If $w(z)$ is meromorphic on a disk $\{|z-z_0| < r\}\subset \mathbb{C}$ then it is algebraic (over $\mathbb{C}(z)$) iff

$(1)$ there are finitely many points such that for $S = \mathbb{C} \setminus \{p_1,\ldots,p_n\}$ and every curve $\gamma : z_0 \to z_1\in S$ the analytic continuation of $w(z)$ along $\gamma$ is well-defined, call $w^\gamma(z)$ the resulting function analytic around $z_1$,

$(2)$ with $ \pi_1(S)$ the homothopy group then $\{ w^\gamma |\gamma \in \pi_1(S)\}$ is a finite set,

$(3)$ there is some $A$ such that each $w^\gamma(z) (z-p_k)^A$ is bounded around $p_k$ and $w^\gamma(z)z^{-A}$ is bounded around $\infty$.

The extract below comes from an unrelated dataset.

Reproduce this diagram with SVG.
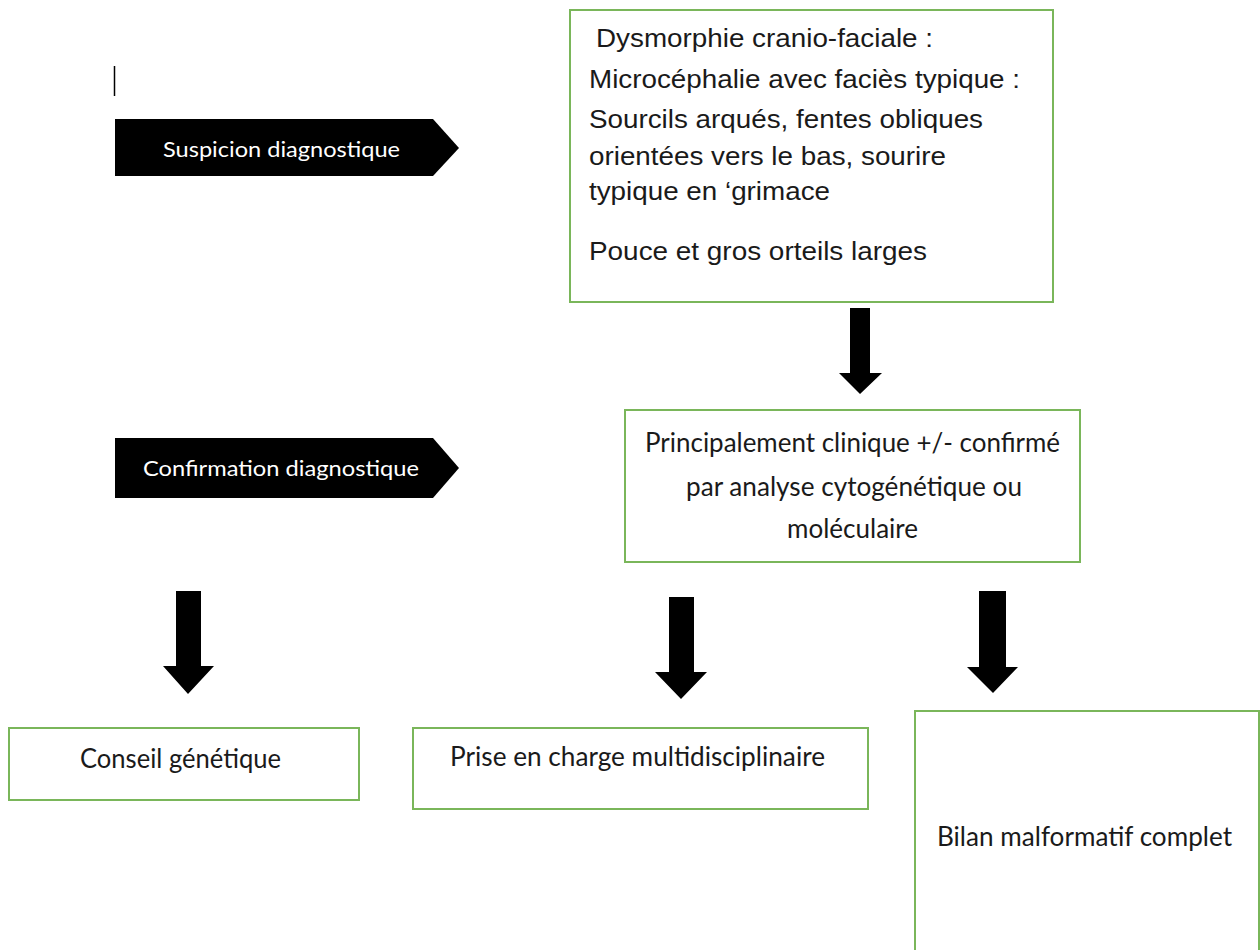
<svg xmlns="http://www.w3.org/2000/svg" width="1260" height="950" viewBox="0 0 1260 950">
  <style>
    .box { fill: #ffffff; stroke: #7ab65a; stroke-width: 2; }
    .tag { fill: #000000; }
    .tag-text { font-family: Lato, "Open Sans", sans-serif; font-size: 21px; fill: #ffffff; text-anchor: middle; }
    .arial { font-family: "Liberation Sans", Arial, sans-serif; font-size: 26px; fill: #1a1a1a; }
    .cal { font-family: Lato, "Open Sans", sans-serif; font-size: 26px; fill: #1a1a1a; text-anchor: middle; }
    .arrow { fill: #000000; }
  </style>

  <rect width="1260" height="950" fill="#ffffff"/>

  <!-- text cursor mark -->
  <line x1="114.5" y1="66" x2="114.5" y2="96" stroke="#000" stroke-width="1.5"/>

  <!-- stage tags -->
  <g id="tag-suspicion">
    <polygon class="tag" points="115,119 433,119 459,148 433,176 115,176"/>
    <text class="tag-text" x="281.5" y="157" textLength="237" lengthAdjust="spacingAndGlyphs">Suspicion diagnostique</text>
  </g>
  <g id="tag-confirmation">
    <polygon class="tag" points="115,438 433,438 459,468 433,498 115,498"/>
    <text class="tag-text" x="281" y="476" textLength="276" lengthAdjust="spacingAndGlyphs">Confirmation diagnostique</text>
  </g>

  <!-- clinical signs -->
  <g id="node-dysmorphie">
    <rect class="box" x="570" y="10" width="483" height="292"/>
    <text class="arial" x="596" y="47" textLength="337" lengthAdjust="spacingAndGlyphs">Dysmorphie cranio-faciale :</text>
    <text class="arial" x="589" y="88" textLength="431" lengthAdjust="spacingAndGlyphs">Microcéphalie avec faciès typique :</text>
    <text class="arial" x="589" y="128" textLength="394" lengthAdjust="spacingAndGlyphs">Sourcils arqués, fentes obliques</text>
    <text class="arial" x="589" y="165" textLength="357" lengthAdjust="spacingAndGlyphs">orientées vers le bas, sourire</text>
    <text class="arial" x="589" y="200" textLength="241" lengthAdjust="spacingAndGlyphs">typique en ‘grimace</text>
    <text class="arial" x="589" y="260" textLength="338" lengthAdjust="spacingAndGlyphs">Pouce et gros orteils larges</text>
  </g>

  <!-- diagnosis -->
  <g id="node-diagnostic">
    <rect class="box" x="625" y="410" width="455" height="152"/>
    <text class="cal" x="852.5" y="452" textLength="415" lengthAdjust="spacingAndGlyphs">Principalement clinique +/- confirmé</text>
    <text class="cal" x="854" y="496" textLength="336" lengthAdjust="spacingAndGlyphs">par analyse cytogénétique ou</text>
    <text class="cal" x="852.5" y="538" textLength="131" lengthAdjust="spacingAndGlyphs">moléculaire</text>
  </g>

  <!-- management -->
  <g id="node-conseil">
    <rect class="box" x="9" y="728" width="350" height="72"/>
    <text class="cal" x="180.5" y="768" textLength="201" lengthAdjust="spacingAndGlyphs">Conseil génétique</text>
  </g>
  <g id="node-prise-en-charge">
    <rect class="box" x="413" y="728" width="455" height="81"/>
    <text class="cal" x="637.5" y="766" textLength="375" lengthAdjust="spacingAndGlyphs">Prise en charge multidisciplinaire</text>
  </g>
  <g id="node-bilan">
    <rect class="box" x="915" y="711" width="344" height="260"/>
    <text class="cal" x="1084.5" y="846" textLength="295" lengthAdjust="spacingAndGlyphs">Bilan malformatif complet</text>
  </g>

  <!-- block arrows -->
  <g id="connectors">
    <polygon class="arrow" points="850,308 870,308 870,373 882,373 860,394 839,373 850,373"/>
    <polygon class="arrow" points="176,591 201,591 201,666 214,666 188,694 163,666 176,666"/>
    <polygon class="arrow" points="669,597 694,597 694,672 707,672 681,699 655,672 669,672"/>
    <polygon class="arrow" points="979,591 1006,591 1006,667 1018,667 993,693 967,667 979,667"/>
  </g>
</svg>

In that case $G =\pi_1(S) / \{ \gamma \in S, w^\gamma = w\}$ is indeed the Galois group of $\mathbb{C}(z, \{ w^\gamma(z)\}_{\gamma\in G})/ \mathbb{C}(z)$.

Proof : look at the coefficients of $\prod_{\gamma \in G} (w^\gamma(z)-t)$, since they are fixed by $f(z) \mapsto f^\lambda(z), \lambda \in \pi_1(S)$ and they are locally analytic then they are globally analytic on $S$, and the condition $(3)$ shows they are meromorphic on the Riemann sphere, thus they are in $\mathbb{C}(z)$.

Without $(3)$ then $G$ is still the Galois group of $M_S( \{ w^\gamma(z)\}_{\gamma\in G})/ M_S$ where $M_S$ is the field of the meromorphic functions on $S$.